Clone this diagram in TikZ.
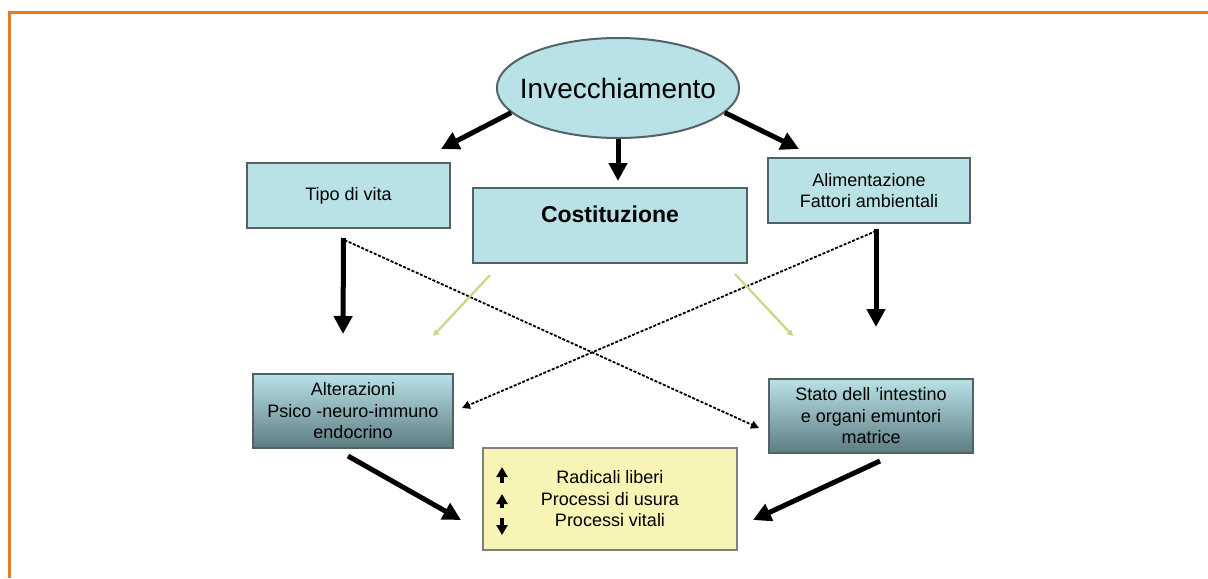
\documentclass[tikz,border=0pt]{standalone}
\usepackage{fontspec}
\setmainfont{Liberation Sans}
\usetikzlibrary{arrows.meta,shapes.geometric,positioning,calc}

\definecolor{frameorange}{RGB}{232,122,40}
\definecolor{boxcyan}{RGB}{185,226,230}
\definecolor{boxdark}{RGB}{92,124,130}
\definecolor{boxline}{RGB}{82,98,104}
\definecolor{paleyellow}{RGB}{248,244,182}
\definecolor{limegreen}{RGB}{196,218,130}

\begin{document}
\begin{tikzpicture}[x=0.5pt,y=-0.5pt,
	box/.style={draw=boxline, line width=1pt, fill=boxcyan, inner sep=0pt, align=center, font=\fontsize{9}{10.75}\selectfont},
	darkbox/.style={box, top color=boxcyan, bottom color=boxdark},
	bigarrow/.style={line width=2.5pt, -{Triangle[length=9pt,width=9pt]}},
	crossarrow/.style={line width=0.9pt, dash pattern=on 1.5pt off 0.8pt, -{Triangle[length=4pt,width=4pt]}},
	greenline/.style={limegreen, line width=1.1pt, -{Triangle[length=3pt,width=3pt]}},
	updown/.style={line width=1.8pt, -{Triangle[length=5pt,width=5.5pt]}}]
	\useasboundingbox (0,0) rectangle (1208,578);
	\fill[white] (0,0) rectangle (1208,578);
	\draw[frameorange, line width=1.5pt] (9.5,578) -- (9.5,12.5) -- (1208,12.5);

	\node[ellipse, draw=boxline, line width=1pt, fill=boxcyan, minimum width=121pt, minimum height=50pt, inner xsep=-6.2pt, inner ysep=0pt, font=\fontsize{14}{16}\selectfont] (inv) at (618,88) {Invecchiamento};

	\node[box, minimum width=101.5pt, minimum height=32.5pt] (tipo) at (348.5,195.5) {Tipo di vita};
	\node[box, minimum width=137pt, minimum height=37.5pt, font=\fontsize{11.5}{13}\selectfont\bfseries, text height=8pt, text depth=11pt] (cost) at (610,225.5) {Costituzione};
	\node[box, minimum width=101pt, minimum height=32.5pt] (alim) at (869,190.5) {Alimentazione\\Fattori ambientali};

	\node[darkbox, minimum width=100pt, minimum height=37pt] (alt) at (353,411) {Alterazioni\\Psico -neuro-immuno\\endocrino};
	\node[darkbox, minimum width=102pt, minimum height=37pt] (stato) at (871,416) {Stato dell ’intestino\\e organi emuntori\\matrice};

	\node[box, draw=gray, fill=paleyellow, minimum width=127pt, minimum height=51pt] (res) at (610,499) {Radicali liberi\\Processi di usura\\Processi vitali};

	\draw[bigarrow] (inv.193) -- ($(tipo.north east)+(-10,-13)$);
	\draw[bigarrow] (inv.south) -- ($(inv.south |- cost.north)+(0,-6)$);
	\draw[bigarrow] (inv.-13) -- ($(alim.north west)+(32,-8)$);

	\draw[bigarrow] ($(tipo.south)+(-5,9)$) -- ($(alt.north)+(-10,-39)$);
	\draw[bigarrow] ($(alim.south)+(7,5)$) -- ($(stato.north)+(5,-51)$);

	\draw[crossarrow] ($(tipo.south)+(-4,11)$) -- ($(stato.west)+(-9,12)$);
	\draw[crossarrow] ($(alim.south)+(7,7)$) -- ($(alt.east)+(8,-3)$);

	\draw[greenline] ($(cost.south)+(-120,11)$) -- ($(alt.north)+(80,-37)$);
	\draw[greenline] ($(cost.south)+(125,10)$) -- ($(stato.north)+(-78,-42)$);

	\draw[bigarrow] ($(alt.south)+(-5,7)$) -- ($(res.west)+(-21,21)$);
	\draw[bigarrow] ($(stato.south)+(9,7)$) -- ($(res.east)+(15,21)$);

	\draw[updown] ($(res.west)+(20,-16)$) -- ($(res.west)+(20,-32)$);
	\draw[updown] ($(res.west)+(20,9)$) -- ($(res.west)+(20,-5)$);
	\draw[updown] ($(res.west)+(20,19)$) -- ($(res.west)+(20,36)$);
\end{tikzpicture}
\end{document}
- - -
* [Short exercise]:
Omit each picture, then return all of the listing exactly as it stands.

* [Final result]:
Clone this diagram in TikZ.
\documentclass[tikz,border=0pt]{standalone}
\usepackage{fontspec}
\setmainfont{Liberation Sans}
\usetikzlibrary{arrows.meta,shapes.geometric,positioning,calc}

\definecolor{frameorange}{RGB}{232,122,40}
\definecolor{boxcyan}{RGB}{185,226,230}
\definecolor{boxdark}{RGB}{92,124,130}
\definecolor{boxline}{RGB}{82,98,104}
\definecolor{paleyellow}{RGB}{248,244,182}
\definecolor{limegreen}{RGB}{196,218,130}

\begin{document}
\begin{tikzpicture}[x=0.5pt,y=-0.5pt,
	box/.style={draw=boxline, line width=1pt, fill=boxcyan, inner sep=0pt, align=center, font=\fontsize{9}{10.75}\selectfont},
	darkbox/.style={box, top color=boxcyan, bottom color=boxdark},
	bigarrow/.style={line width=2.5pt, -{Triangle[length=9pt,width=9pt]}},
	crossarrow/.style={line width=0.9pt, dash pattern=on 1.5pt off 0.8pt, -{Triangle[length=4pt,width=4pt]}},
	greenline/.style={limegreen, line width=1.1pt, -{Triangle[length=3pt,width=3pt]}},
	updown/.style={line width=1.8pt, -{Triangle[length=5pt,width=5.5pt]}}]
	\useasboundingbox (0,0) rectangle (1208,578);
	\fill[white] (0,0) rectangle (1208,578);
	\draw[frameorange, line width=1.5pt] (9.5,578) -- (9.5,12.5) -- (1208,12.5);

	\node[ellipse, draw=boxline, line width=1pt, fill=boxcyan, minimum width=121pt, minimum height=50pt, inner xsep=-6.2pt, inner ysep=0pt, font=\fontsize{14}{16}\selectfont] (inv) at (618,88) {Invecchiamento};

	\node[box, minimum width=101.5pt, minimum height=32.5pt] (tipo) at (348.5,195.5) {Tipo di vita};
	\node[box, minimum width=137pt, minimum height=37.5pt, font=\fontsize{11.5}{13}\selectfont\bfseries, text height=8pt, text depth=11pt] (cost) at (610,225.5) {Costituzione};
	\node[box, minimum width=101pt, minimum height=32.5pt] (alim) at (869,190.5) {Alimentazione\\Fattori ambientali};

	\node[darkbox, minimum width=100pt, minimum height=37pt] (alt) at (353,411) {Alterazioni\\Psico -neuro-immuno\\endocrino};
	\node[darkbox, minimum width=102pt, minimum height=37pt] (stato) at (871,416) {Stato dell ’intestino\\e organi emuntori\\matrice};

	\node[box, draw=gray, fill=paleyellow, minimum width=127pt, minimum height=51pt] (res) at (610,499) {Radicali liberi\\Processi di usura\\Processi vitali};

	\draw[bigarrow] (inv.193) -- ($(tipo.north east)+(-10,-13)$);
	\draw[bigarrow] (inv.south) -- ($(inv.south |- cost.north)+(0,-6)$);
	\draw[bigarrow] (inv.-13) -- ($(alim.north west)+(32,-8)$);

	\draw[bigarrow] ($(tipo.south)+(-5,9)$) -- ($(alt.north)+(-10,-39)$);
	\draw[bigarrow] ($(alim.south)+(7,5)$) -- ($(stato.north)+(5,-51)$);

	\draw[crossarrow] ($(tipo.south)+(-4,11)$) -- ($(stato.west)+(-9,12)$);
	\draw[crossarrow] ($(alim.south)+(7,7)$) -- ($(alt.east)+(8,-3)$);

	\draw[greenline] ($(cost.south)+(-120,11)$) -- ($(alt.north)+(80,-37)$);
	\draw[greenline] ($(cost.south)+(125,10)$) -- ($(stato.north)+(-78,-42)$);

	\draw[bigarrow] ($(alt.south)+(-5,7)$) -- ($(res.west)+(-21,21)$);
	\draw[bigarrow] ($(stato.south)+(9,7)$) -- ($(res.east)+(15,21)$);

	\draw[updown] ($(res.west)+(20,-16)$) -- ($(res.west)+(20,-32)$);
	\draw[updown] ($(res.west)+(20,9)$) -- ($(res.west)+(20,-5)$);
	\draw[updown] ($(res.west)+(20,19)$) -- ($(res.west)+(20,36)$);
\end{tikzpicture}
\end{document}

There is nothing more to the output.